The Navy is hopeful that they will soon have a new class of ship that is deadly enough to attack targets with powerful guns, stealthy enough to avoid counter attacks, and crewed lightly enough to keep labor costs down. But it is not without its risks.

The Zumwalt’s weird body is known as a “tumblehome” design, and while it’s great for stealth, it could pose some problems on the open sea. Defense News reporter Christopher Cavas wrote in 2007 how, in the late 19th to early 20th centuries, French and Russian battleships attempted these tumble some designs before. All these ships ended up getting sunk, with huge loss of life, and as a result, the designs were eventually scrapped.

He states:

Nothing like the Zumwalt has ever been built.

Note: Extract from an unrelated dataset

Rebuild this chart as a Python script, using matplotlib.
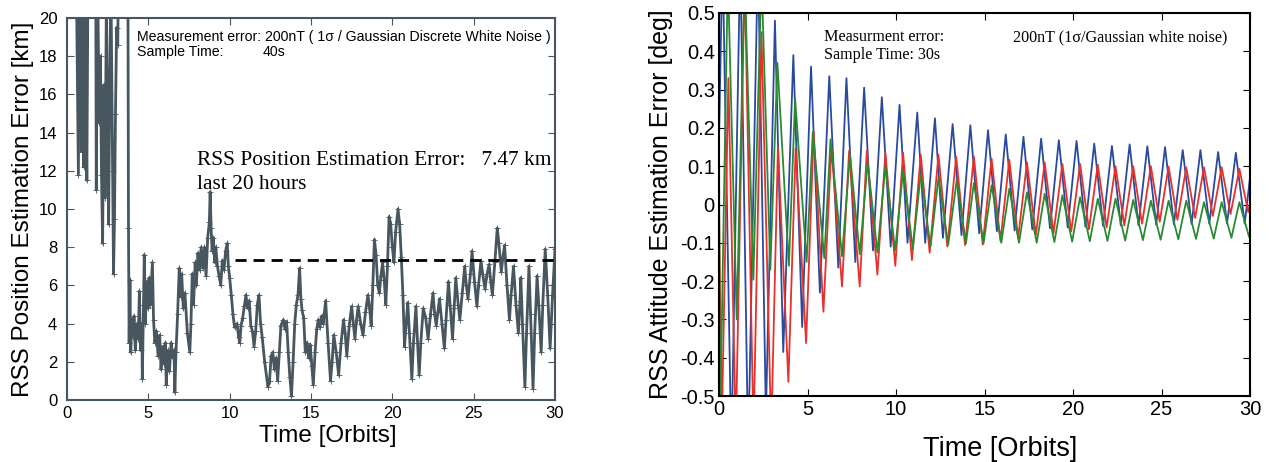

The 14,500-ton ship’s flat, inward-sloping sides and superstructure rise in pyramidal fashion in a form called tumblehome. Its long, angular “wave-piercing” bow lacks the rising, flared profile of most ships, and is intended to slice through waves as much as ride over them. The ship’s topsides are streamlined and free of clutter, and even the two 155mm guns disappear into their own angular housings.

The shape was popular among French naval designers in the late 19th and early 20th centuries, and a number of French and Russian battleships — short and fat, without any wave-piercing characteristics — were put into service. But several Russian battleships sank after being damaged by gunfire from Japanese ships in 1904 at the Battle of Tsushima, and a French battleship sank in 90 seconds after hitting a mine in World War I. All sank with serious loss of life. Both the French and Russians eventually dropped the hull form.

Hopefully, the Navy's improvements on the design will prove beneficial.